**** Dataset rows
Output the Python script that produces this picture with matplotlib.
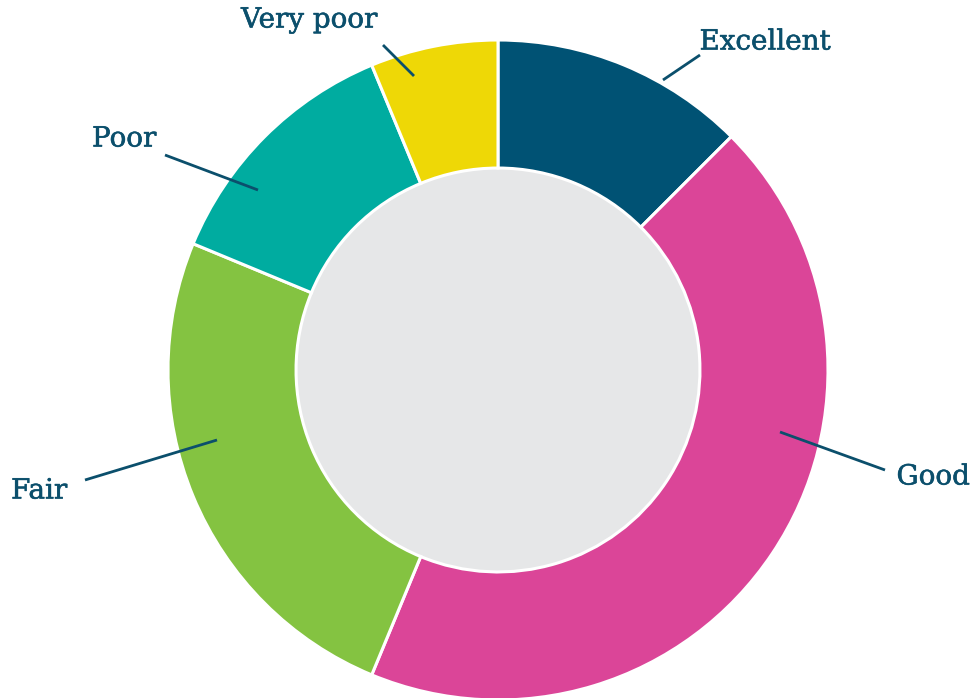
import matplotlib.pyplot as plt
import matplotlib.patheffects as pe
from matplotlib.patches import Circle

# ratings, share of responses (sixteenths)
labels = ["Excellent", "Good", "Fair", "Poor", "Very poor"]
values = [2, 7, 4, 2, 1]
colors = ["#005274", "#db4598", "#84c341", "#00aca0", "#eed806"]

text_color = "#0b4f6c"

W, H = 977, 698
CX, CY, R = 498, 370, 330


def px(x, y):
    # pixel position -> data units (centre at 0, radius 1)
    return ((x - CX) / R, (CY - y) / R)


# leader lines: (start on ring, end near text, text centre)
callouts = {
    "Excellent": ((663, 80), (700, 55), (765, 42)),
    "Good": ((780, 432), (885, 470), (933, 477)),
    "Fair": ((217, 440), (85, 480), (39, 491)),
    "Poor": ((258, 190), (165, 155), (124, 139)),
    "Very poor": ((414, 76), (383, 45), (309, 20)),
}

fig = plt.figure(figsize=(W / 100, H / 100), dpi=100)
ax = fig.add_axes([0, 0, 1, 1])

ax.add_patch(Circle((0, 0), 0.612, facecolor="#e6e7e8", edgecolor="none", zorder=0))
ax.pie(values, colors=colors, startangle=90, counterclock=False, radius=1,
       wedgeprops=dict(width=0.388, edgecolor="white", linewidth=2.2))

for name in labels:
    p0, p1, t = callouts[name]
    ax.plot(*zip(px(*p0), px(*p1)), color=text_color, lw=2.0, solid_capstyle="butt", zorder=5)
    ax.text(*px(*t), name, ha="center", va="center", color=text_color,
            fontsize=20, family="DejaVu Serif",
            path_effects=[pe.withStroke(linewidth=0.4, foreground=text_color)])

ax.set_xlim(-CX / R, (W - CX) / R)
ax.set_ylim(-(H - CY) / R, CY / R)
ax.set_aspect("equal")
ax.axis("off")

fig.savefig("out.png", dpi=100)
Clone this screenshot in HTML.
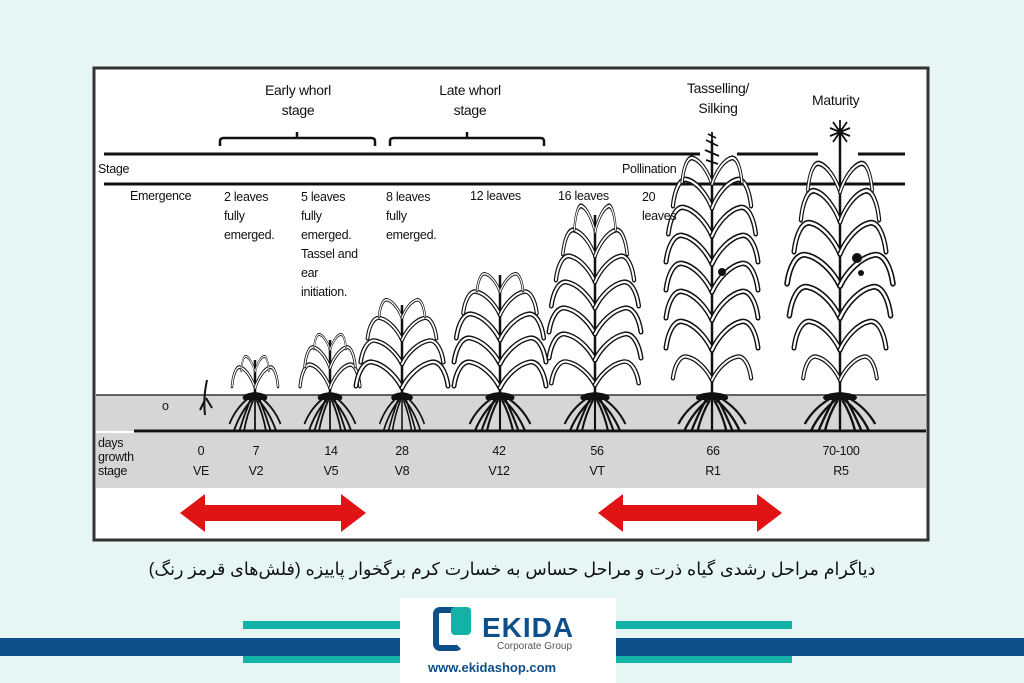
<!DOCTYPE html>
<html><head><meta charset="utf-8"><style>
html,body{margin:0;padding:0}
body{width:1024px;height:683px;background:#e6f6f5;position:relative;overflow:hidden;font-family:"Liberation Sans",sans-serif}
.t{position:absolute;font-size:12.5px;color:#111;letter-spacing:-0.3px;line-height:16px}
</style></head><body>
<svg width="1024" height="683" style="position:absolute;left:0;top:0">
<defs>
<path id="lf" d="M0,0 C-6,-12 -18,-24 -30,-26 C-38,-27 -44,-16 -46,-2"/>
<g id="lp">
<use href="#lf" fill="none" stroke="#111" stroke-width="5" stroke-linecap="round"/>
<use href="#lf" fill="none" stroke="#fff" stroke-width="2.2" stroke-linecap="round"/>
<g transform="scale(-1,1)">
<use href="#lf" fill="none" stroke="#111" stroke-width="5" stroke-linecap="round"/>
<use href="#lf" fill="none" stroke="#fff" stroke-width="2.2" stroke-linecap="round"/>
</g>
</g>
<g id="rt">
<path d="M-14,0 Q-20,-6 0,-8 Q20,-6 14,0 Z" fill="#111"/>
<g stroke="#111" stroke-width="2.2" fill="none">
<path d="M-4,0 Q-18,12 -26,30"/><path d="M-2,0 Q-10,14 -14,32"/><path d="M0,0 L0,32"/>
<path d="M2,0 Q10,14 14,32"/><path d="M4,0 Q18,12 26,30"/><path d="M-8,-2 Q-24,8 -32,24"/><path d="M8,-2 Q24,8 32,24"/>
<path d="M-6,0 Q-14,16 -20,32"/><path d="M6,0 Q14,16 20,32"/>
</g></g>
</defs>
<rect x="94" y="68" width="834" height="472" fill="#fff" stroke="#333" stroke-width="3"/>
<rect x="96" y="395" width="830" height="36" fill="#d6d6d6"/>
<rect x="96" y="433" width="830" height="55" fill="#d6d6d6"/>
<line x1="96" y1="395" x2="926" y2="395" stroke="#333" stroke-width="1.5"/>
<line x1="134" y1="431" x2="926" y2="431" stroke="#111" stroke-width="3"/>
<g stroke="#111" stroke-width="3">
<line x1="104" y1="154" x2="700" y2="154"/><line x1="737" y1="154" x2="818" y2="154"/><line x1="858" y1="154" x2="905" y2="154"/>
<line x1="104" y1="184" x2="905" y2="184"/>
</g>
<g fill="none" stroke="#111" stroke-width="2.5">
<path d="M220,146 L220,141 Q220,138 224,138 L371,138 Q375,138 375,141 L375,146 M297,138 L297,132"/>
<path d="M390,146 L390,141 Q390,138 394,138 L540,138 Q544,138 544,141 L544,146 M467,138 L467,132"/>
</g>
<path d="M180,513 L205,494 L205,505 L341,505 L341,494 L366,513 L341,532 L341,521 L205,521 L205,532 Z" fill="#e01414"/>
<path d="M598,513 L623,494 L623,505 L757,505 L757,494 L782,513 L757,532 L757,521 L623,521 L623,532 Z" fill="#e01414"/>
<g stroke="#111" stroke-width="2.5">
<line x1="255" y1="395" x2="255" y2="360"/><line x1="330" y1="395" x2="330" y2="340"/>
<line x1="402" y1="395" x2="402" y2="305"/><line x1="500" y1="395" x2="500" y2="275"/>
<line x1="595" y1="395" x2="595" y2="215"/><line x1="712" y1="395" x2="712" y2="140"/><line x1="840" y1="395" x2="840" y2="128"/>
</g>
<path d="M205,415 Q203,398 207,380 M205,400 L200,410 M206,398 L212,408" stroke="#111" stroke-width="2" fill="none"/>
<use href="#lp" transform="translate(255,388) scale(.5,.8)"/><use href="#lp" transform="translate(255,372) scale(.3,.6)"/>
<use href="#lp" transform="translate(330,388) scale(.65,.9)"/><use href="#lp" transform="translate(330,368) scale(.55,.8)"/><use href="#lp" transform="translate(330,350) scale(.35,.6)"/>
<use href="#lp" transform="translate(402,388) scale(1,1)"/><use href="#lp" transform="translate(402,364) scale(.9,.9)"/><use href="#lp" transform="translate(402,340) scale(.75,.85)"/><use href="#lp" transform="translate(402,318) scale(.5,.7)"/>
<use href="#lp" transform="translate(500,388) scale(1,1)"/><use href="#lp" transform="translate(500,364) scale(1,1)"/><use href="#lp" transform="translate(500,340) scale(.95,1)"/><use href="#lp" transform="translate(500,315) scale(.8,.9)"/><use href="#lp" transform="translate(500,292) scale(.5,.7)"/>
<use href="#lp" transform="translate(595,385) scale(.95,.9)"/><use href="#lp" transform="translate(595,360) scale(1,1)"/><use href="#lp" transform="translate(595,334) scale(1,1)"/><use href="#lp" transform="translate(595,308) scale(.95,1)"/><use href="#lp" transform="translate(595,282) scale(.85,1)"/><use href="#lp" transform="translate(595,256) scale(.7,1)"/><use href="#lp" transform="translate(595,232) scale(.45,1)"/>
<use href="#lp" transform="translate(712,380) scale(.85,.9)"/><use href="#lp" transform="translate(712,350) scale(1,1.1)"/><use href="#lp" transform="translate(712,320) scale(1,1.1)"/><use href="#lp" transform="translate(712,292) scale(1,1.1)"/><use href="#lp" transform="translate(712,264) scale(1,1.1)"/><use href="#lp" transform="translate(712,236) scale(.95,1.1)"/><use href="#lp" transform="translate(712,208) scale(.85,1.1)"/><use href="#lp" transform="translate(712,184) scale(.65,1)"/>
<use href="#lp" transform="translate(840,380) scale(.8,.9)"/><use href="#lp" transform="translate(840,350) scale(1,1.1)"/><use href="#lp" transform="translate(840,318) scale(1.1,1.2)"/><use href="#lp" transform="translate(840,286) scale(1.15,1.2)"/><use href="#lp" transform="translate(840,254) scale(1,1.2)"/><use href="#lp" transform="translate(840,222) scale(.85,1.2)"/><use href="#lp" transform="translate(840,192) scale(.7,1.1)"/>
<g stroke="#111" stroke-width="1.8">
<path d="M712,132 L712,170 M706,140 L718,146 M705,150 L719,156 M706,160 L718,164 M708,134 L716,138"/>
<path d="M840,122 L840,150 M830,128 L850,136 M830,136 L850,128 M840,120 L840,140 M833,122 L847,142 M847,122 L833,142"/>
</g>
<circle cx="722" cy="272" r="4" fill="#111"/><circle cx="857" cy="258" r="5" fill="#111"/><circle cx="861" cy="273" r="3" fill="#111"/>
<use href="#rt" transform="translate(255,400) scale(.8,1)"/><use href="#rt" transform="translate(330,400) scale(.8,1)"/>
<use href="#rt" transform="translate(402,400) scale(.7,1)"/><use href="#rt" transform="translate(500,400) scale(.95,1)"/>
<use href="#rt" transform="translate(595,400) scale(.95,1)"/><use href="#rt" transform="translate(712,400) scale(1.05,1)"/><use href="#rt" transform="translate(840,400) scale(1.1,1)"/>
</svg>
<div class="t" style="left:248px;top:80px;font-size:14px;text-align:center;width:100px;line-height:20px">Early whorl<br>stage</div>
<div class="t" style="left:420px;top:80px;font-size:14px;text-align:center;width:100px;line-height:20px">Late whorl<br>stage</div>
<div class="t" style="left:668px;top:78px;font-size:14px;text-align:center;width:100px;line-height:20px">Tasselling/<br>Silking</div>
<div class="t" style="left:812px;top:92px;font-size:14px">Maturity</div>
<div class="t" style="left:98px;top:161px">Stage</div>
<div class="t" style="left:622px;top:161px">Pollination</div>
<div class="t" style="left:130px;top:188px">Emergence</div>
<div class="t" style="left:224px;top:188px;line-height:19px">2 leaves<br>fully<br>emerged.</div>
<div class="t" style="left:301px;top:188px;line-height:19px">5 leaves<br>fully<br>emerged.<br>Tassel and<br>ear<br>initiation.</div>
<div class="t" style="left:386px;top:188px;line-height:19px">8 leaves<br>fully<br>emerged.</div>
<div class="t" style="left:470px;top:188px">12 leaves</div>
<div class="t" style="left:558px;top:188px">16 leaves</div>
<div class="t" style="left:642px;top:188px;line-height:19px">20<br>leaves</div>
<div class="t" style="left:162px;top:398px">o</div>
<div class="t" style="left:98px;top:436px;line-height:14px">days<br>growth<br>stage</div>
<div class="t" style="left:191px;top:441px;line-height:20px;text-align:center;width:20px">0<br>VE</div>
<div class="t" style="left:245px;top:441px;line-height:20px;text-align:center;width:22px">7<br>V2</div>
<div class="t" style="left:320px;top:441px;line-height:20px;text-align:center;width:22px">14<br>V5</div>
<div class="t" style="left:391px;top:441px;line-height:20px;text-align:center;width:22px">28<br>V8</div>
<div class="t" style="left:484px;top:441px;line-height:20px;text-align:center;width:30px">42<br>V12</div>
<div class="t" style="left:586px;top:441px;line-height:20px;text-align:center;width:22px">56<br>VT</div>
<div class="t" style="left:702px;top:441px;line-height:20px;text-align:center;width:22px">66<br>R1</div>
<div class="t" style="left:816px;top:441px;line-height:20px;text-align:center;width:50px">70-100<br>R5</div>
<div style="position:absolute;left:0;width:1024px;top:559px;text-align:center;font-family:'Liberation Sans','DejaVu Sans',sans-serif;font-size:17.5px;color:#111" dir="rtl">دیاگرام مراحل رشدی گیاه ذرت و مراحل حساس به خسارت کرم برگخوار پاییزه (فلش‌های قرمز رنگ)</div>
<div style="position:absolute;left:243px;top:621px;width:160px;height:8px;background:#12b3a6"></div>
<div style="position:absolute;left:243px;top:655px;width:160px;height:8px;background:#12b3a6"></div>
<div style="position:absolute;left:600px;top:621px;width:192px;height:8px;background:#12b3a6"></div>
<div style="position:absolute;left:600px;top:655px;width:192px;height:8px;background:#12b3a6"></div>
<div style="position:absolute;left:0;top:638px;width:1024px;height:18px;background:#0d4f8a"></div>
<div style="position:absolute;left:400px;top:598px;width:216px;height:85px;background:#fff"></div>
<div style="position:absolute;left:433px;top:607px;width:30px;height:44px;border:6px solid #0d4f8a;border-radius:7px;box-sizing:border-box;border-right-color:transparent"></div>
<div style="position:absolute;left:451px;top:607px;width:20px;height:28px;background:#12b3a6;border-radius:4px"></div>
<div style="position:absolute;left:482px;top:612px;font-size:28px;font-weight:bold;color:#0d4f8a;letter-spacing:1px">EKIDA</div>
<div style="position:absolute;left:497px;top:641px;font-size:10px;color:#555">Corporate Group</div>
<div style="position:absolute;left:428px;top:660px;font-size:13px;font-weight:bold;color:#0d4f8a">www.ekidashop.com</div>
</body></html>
********
Take every line that includes the string "matplotlib" and copy it.

▶ Completed task:
Output the Python script that produces this picture with matplotlib.
import matplotlib.pyplot as plt
import matplotlib.patheffects as pe
from matplotlib.patches import Circle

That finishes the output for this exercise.